Длинная сучковатая трость, а попросту говоря, палка, увенчанная золотым набалдашником, – такая же загадочная и невероятная деталь, как и блеснувший бриллиант и кинжал у По, своеобразный намек на некую тайну, которую скрывает этот с виду благообразный старик, который тоже ведет себя странно для просто гуляющего петербуржца. Трость – модный атрибут мужского костюма – могла многое сказать как о вкусах, так и о финансовом благополучии своего владельца. Толстые суковатые трости (дубины) вошли в моду в Париже после революции и быстро получили распространение, ими же пользовались и французские роялисты-мускадены, щеголи и предшественники денди. Но трости эти были преимущественно короткими, тяжелыми и без набалдашника, к тому же золотого. С другой стороны, с сучковатой палкой ходит и сам мечтатель, герой «Белых ночей» («я благословляю судьбу за превосходную сучковатую палку, которая случилась на этот раз в моей правой руке»[162]), воображая себя, по всей видимости, парижским денди Шарлем Гранде, который заявился в провинциальный город Сомюр с модной красивой тростью с золотым набалдашником[163]. Этой сучковатой палкой мечтатель отгоняет пьяненького господина во фраке солидных лет, преследовавшего приглянувшуюся ему девушку Настеньку на пустынной набережной канала. Словом, старик напоминает самого мечтателя, только изрядно постаревшего, в меру разбогатевшего и нацепившего на свою палку золотой набалдашник. Сочетание двух этих деталей – сучковатости ствола и золотого набалдашника, – с одной стороны, создает эффект реальности как некая специфическая правдоподобная деталь (так же как у По привидевшиеся рассказчику кинжал с бриллиантом), поскольку одураченный читатель доверяет наблюдательному повествователю, с другой – рождает фантастический и нереальный образ города, в котором происходит действие.

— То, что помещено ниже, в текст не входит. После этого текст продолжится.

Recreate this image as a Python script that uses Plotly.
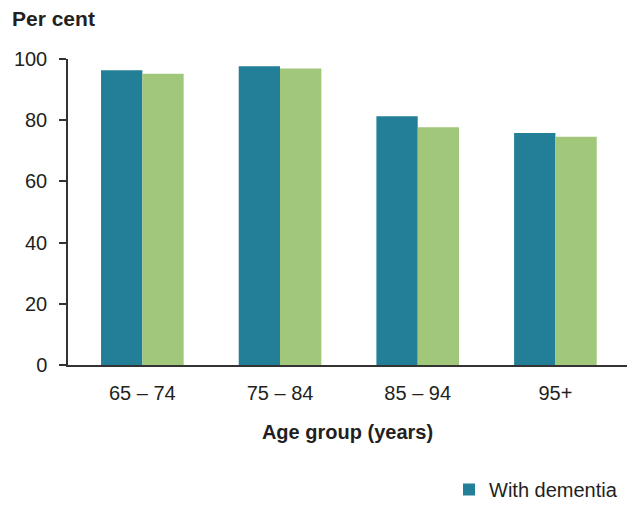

Образ старика мы встречаем и у Бодлера в загадочной поэме «Семь стариков», которую он впервые вместе с поэмой «Старушки» опубликовал в 1859 г. в одном из литературных журналов под общим названием «Парижские фантомы». Содержание этой причудливой поэмы в общих чертах сводится к следующему: прогуливаясь ранним утром по унылым улицам Парижа, поэт вдруг видит, как перед ним возникает загадочный старик, то ли хромоногий зверь, то ли «Иудей трехлапый», с бородой «похожей на бороду Иуды» и «зрачком, пропитанным желчью и враждой к вселенной», нагоняющий на поэта страх еще и тем, что за ним следует его точная копия, двойник, а за ним третий – всего семь стариков[164].
Город-призрак, город-лабиринт – это сложная пространственная фигура, которая вбирает в себя другие метафоры (море, лес, чудовище) и метонимии города (площадь, улица, кафе, памятник). Сила лабиринта заключается в том, что конкретное пространство, например улица города, ставит перед наблюдателем проблему, которую необходимо решить через действие. Эпистемический паркур сосредоточен, таким образом, на вопросе читабельности пространства, на декодировании, построении смысла. Лабиринт предстает как пространство динамизации субъекта и конструирования знания. Таким нереальным городом-призраком-лабиринтом у По является воображаемый Париж в цикле рассказов-рациоцинаций, объединенных фигурой детектива-любителя Огюстена Дюпена.
Сосредотачивая внимание читателя на якобы реалистичной, а на самом деле совершенно фантастичной вымышленной детали (будь то ставень окна, громоотвод, каких в Париже просто не существовало, или гвоздь, с помощью которого захлопывается окно, – все это уже подробно описано в критике[165]) в рассказе «Убийства на улице Морг», По постоянно дурачит его, создавая эффект реальности, заставляя поверить в невероятное убийство обезьяной двух женщин и в столь же невероятную способность человека распутать это преступление силою анализа. На самом же деле он отвлекает читателя от самой главной нелепости: доверчивые американские читатели так же легко поверили в то, что громадный свирепый орангутанг может разгуливать с опасной бритвой в руке в самом центре ночного Парижа, в этом «городе-светоче», где в отблесках газовых фонарей бурлит ночная жизнь[166], и при этом остаться незамеченным, как и в то, что можно на воздушном шаре перелететь Атлантический океан за три дня. Сам факт рождения в 1840-х нового героя-полуночника[167], любящего фланировать по ночам, причем именно в Париже – городе, который, в отличие от Лондона, «казалось, просто создан для фланера; чем больше его видишь, тем больше находишь поводов для любопытства; там никогда не скучаешь, даже если гуляешь один»[168], – вызван распространением газового освещения, этого искусственного солнца, символизирующего прогресс цивилизации. Может быть, поэтому По выбрал местом действия Париж для своих полуночников – Дюпена и его друга-рассказчика?